Il romanzo si divide in due parti, nella prima viene descritto il viaggio per mare attraverso acque burrascose e infide, popolate da mostri marini e dalla terribile balena bianca. Come non vedere in questo episodio un’eco del più vasto poema che sia mai stato scritto sul mare, Moby Dick di H. Melville. Nella seconda parte la vicenda si svolge sulla terraferma, nello Yucatan, laddove la spedizione, in cerca di tracce della civiltà Maya, s’inoltra nella selva oscura, intricata e minacciosa di sapore vagamente dantesco, dove incontra non tre fiere ma tanti animali sconosciuti e pericolosi, vampiri che succhiano il sangue, serpenti grossi come tronchi d’albero e il leggendario serpente piumato della tradizione Maya, ed è questo il momento di massima tensione o spannung che dir si voglia.
Non bisogna credere che Caribe sia soltanto un romanzo di avventure, perché accanto alle disavventure dei protagonisti si possono apprezzare tanti altri motivi: l’amore per il cibo (alcune ricette sono veramente stuzzicanti), l’interesse per l’arte e l’architettura, religiosa, civile o militare, la denuncia della crudeltà del tribunale dell’Inquisizione e la polemica nei confronti dell’oscurantismo della Chiesa di Roma.
Il romanzo, se si escludono i primi due capitoli a focalizzazione zero, in cui si fissano le coordinate spazio-temporali e le atmosfere politiche e culturali del periodo, è una lunga analessi in cui il narratore rievoca, a distanza di anni, le peripezie di cui è stato protagonista al seguito di Uberto Eco. Durante il viaggio, in una sosta notturna intorno al fuoco, il narratore di primo grado cede il posto a un narratore di secondo grado, il cui racconto dura una trentina di pagine, per cui si può parlare di narrazione ad incastro e lo si rileva non per sfoggio di erudizione ma per sottolineare la struttura complessa del romanzo e la sua ben oliata macchina narrativa.

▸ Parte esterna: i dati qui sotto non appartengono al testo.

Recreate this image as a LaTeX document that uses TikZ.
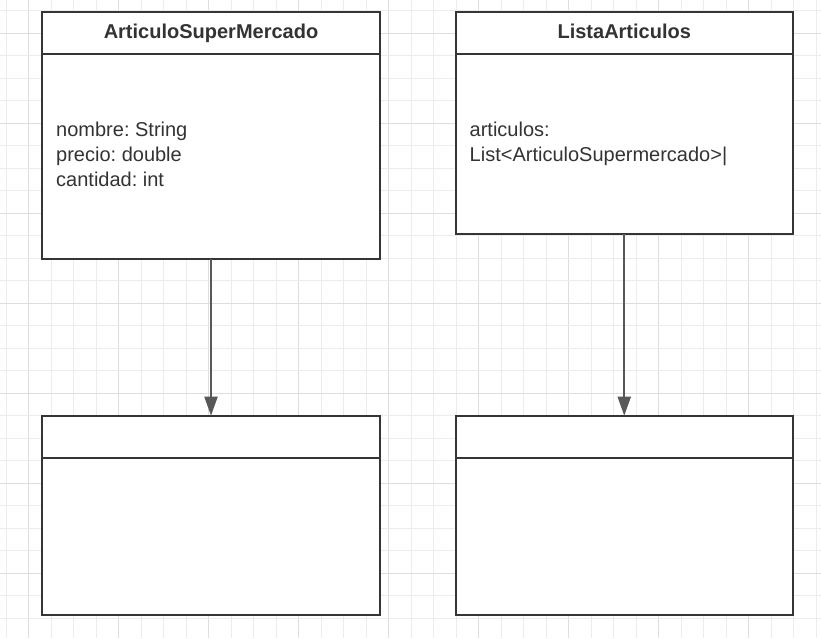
\documentclass[tikz,border=0pt]{standalone}
\usepackage{fontspec}
\setmainfont{Liberation Sans}
\frenchspacing
\usetikzlibrary{arrows.meta,positioning}
\definecolor{gridminor}{HTML}{ECECEC}
\definecolor{gridmajor}{HTML}{DEDEDE}
\definecolor{boxline}{HTML}{353535}
\definecolor{arrline}{HTML}{585858}
\definecolor{txt}{HTML}{333333}
\tikzset{
  x=1pt,y=-1pt,
  boxpart/.style={draw=boxline,fill=white,line width=2pt,rectangle,inner sep=0pt,outer sep=0pt},
  hdr/.style={boxpart,minimum height=42pt,text height=15.5pt,text depth=3.2pt,font=\fontsize{20}{24}\selectfont\bfseries,text=txt},
  bodytext/.style={anchor=west,align=left,inner sep=0pt,font=\fontsize{20}{25}\selectfont,text=txt},
  arr/.style={draw=arrline,line width=2pt,-{Triangle[length=19pt,width=13pt]}},
}
\begin{document}
\begin{tikzpicture}
\useasboundingbox (0,0) rectangle (821,638);
\fill[white] (0,0) rectangle (821,638);
% grid
\foreach \k in {0,...,36}{
  \pgfmathsetmacro{\gx}{6.2+22.5*\k}
  \pgfmathtruncatemacro{\m}{mod(\k,4)}
  \ifnum\m=1 \draw[gridmajor,line width=1pt] (\gx,0) -- (\gx,638);
  \else \draw[gridminor,line width=1pt] (\gx,0) -- (\gx,638); \fi
}
\foreach \k in {0,...,27}{
  \pgfmathsetmacro{\gy}{10.8+22.5*\k}
  \pgfmathtruncatemacro{\m}{mod(\k,4)}
  \ifnum\m=1 \draw[gridmajor,line width=1pt] (0,\gy) -- (821,\gy);
  \else \draw[gridminor,line width=1pt] (0,\gy) -- (821,\gy); \fi
}
% class 1
\node[hdr,minimum width=338pt] (ah) at (211,32.5) {ArticuloSuperMercado};
\node[boxpart,minimum width=338pt,minimum height=205.5pt,anchor=north] (ab) at (ah.south) {};
\node[bodytext] (at) at ([xshift=14pt,yshift=2pt]ab.west) {nombre: String\\precio: double\\cantidad: int};
% class 2
\node[hdr,minimum width=337.5pt] (lh) at (624.25,32.5) {ListaArticulos};
\node[boxpart,minimum width=337.5pt,minimum height=180.5pt,anchor=north] (lb) at (lh.south) {};
\node[bodytext] (lt) at ([xshift=14pt,yshift=-0.5pt]lb.west) {articulos:\\List<ArticuloSupermercado>|};
% empty class 3
\node[hdr,minimum width=338pt,minimum height=42.6pt] (eh) at (211,437) {};
\node[boxpart,minimum width=338pt,minimum height=156.7pt,anchor=north] (eb) at (eh.south) {};
% empty class 4
\node[hdr,minimum width=337.5pt,minimum height=42.6pt] (fh) at (624.25,437) {};
\node[boxpart,minimum width=337.5pt,minimum height=156.7pt,anchor=north] (fb) at (fh.south) {};
% arrows
\draw[arr] (ab.south) -- (eh.north);
\draw[arr] (lb.south) -- (fh.north);
\end{tikzpicture}
\end{document}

La prosa, merito anche dei traduttori, Marino Magliani e Riccardo Ferrazzi, è chiara, puntuale e precisa anche nella decodificazione di termini dei linguaggi locali, mentre a livello stilistico e retorico prevalgono due figure, solo in apparenza contrastanti: l’enumerazione, l’elenco, cioè, di oggetti, animali o piante, in un approccio prevalentemente scientifico che bandisca qualsiasi forma di approssimazione e l’iperbole nella ricerca del meraviglioso o terrificante, che esercita un suo indiscutibile fascino.
Vorrei concludere questa mia disamina con una riflessione del maestro Uberto Eco; a pagina 86 si legge testualmente:
“I veri mostri sono quelli che giustificano le loro malefatte con la religione, o la patria o altre stupidaggini, per dissimulare i loro istinti assassini e la loro iniquità. Quelli sono i mostri di cui devi aver paura.”